In the listing below, find every line containing "this" and copy it out.

• _DATA TO PROCESS_:
■ ■ ■ ■

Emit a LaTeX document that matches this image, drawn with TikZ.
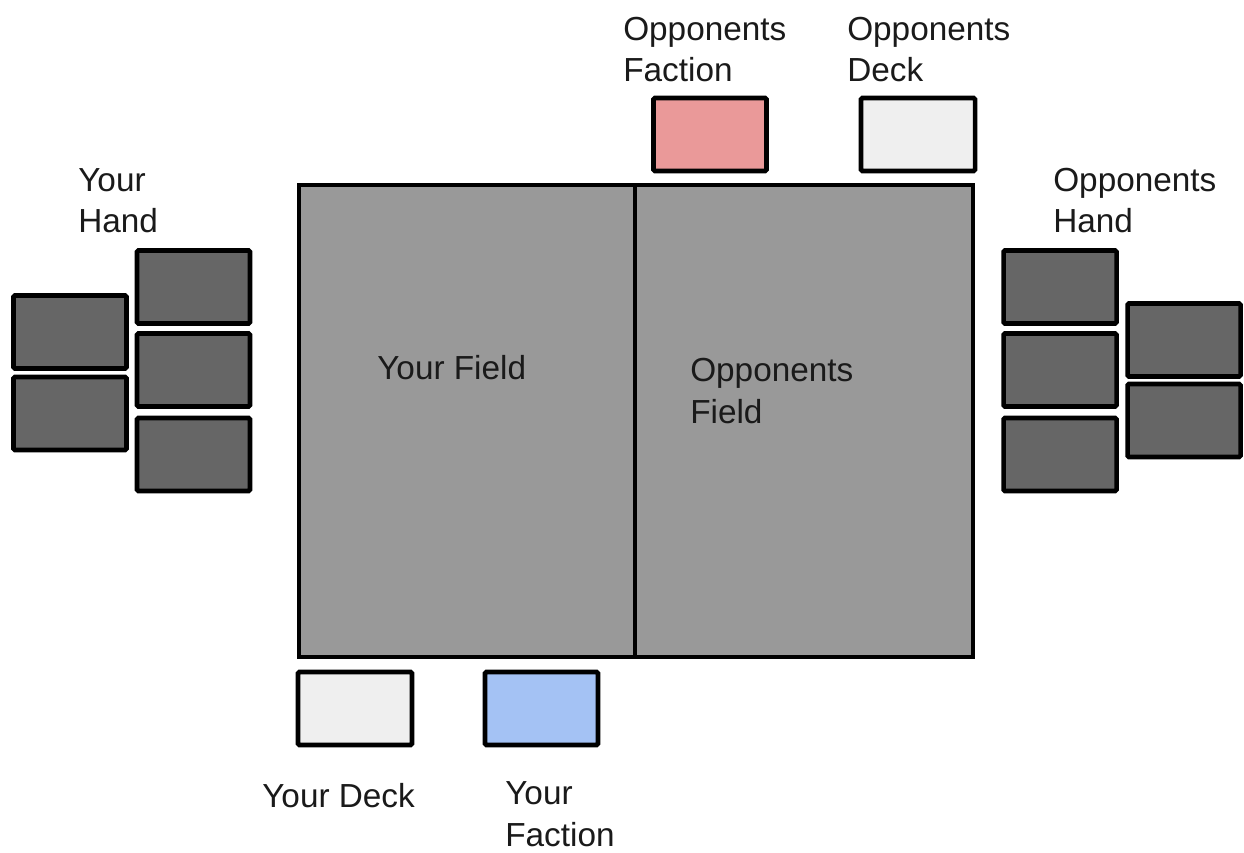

■ ■ ■ ■

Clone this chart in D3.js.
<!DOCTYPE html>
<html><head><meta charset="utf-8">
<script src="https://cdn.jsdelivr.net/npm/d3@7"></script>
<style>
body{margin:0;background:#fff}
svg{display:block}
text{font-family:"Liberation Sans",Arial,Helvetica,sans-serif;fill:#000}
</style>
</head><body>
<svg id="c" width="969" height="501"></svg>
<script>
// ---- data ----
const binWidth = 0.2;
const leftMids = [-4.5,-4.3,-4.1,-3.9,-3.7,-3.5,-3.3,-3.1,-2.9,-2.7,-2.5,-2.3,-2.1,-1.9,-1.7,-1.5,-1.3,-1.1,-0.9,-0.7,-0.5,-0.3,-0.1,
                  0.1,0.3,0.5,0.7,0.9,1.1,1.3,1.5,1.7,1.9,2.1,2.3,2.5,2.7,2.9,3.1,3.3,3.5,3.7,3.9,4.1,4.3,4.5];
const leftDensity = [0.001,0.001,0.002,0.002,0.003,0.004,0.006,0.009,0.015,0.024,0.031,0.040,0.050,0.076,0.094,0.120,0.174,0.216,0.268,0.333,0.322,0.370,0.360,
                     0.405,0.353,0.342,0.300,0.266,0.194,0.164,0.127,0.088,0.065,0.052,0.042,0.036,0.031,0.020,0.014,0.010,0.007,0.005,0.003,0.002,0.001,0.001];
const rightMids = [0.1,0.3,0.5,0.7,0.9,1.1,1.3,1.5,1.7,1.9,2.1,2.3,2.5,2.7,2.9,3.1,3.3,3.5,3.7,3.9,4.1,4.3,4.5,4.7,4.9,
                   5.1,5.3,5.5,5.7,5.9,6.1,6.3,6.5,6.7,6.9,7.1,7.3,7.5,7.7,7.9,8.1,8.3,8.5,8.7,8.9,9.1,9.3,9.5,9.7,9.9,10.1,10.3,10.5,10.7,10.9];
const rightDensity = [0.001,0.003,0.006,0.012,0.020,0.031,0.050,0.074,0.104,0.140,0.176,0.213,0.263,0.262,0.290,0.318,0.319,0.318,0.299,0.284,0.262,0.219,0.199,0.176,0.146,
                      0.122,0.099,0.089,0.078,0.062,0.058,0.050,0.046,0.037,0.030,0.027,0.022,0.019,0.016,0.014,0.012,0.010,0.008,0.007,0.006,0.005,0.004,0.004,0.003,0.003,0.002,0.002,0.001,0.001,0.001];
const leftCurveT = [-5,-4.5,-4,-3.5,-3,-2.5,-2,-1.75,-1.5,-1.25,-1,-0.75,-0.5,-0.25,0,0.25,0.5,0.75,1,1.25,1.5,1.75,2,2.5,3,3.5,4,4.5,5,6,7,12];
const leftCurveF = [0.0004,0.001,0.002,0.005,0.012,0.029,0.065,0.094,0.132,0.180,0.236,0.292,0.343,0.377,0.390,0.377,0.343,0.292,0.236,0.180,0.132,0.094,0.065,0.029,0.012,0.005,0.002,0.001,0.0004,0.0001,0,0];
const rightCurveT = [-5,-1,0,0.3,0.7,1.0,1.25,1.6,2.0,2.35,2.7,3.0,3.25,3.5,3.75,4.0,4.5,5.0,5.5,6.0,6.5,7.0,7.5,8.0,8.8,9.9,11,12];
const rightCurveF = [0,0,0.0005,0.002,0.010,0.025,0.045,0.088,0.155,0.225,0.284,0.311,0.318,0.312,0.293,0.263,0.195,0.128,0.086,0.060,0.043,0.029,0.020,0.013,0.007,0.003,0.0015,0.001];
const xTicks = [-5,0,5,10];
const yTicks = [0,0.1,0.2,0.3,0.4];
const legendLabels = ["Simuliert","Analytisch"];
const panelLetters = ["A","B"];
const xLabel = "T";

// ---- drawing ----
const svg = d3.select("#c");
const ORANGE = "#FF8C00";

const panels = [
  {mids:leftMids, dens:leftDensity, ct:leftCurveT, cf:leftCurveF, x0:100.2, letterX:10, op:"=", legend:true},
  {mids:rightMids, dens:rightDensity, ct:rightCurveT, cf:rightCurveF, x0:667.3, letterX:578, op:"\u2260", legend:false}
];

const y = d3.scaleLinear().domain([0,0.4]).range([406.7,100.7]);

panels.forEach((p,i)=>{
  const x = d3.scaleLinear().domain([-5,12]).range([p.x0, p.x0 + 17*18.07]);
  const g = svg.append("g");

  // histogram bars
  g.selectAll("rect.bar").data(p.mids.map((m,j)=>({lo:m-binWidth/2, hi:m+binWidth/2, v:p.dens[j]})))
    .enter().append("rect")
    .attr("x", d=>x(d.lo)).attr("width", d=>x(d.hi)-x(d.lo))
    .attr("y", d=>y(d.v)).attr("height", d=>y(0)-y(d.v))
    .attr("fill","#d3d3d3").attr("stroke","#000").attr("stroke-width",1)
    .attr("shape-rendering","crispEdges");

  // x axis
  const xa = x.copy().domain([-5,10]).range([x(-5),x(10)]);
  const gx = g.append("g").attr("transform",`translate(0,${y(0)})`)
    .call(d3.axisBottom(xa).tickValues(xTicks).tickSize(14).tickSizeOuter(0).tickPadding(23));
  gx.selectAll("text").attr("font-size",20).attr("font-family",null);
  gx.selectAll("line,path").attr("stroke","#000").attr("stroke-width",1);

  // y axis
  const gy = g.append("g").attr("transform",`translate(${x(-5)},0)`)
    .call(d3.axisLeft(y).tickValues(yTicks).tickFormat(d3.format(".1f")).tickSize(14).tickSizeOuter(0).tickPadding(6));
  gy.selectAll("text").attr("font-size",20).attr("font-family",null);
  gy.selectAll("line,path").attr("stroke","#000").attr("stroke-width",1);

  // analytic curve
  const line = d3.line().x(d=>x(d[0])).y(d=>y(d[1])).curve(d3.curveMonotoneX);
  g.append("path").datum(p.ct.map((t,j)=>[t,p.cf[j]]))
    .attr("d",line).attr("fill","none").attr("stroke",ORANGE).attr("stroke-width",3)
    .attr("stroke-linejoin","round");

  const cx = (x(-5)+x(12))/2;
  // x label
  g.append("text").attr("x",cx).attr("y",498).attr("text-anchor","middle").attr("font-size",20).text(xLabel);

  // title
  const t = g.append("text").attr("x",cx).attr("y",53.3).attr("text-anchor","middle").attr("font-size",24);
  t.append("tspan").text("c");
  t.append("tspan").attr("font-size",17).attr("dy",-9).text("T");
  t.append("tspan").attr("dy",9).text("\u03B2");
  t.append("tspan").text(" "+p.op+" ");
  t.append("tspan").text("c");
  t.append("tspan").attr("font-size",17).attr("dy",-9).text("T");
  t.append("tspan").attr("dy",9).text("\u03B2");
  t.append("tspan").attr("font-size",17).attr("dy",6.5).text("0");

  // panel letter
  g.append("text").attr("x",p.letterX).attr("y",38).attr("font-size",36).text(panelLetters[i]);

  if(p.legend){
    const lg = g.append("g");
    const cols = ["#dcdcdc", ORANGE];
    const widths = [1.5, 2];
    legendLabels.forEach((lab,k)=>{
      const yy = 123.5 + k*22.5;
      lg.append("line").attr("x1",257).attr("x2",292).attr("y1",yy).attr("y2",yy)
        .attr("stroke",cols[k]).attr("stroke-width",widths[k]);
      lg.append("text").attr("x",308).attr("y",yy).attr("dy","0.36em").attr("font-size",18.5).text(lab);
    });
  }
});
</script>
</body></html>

■ ■ ■ ■

• _SOLUTION_:
Emit a LaTeX document that matches this image, drawn with TikZ.
Clone this chart in D3.js.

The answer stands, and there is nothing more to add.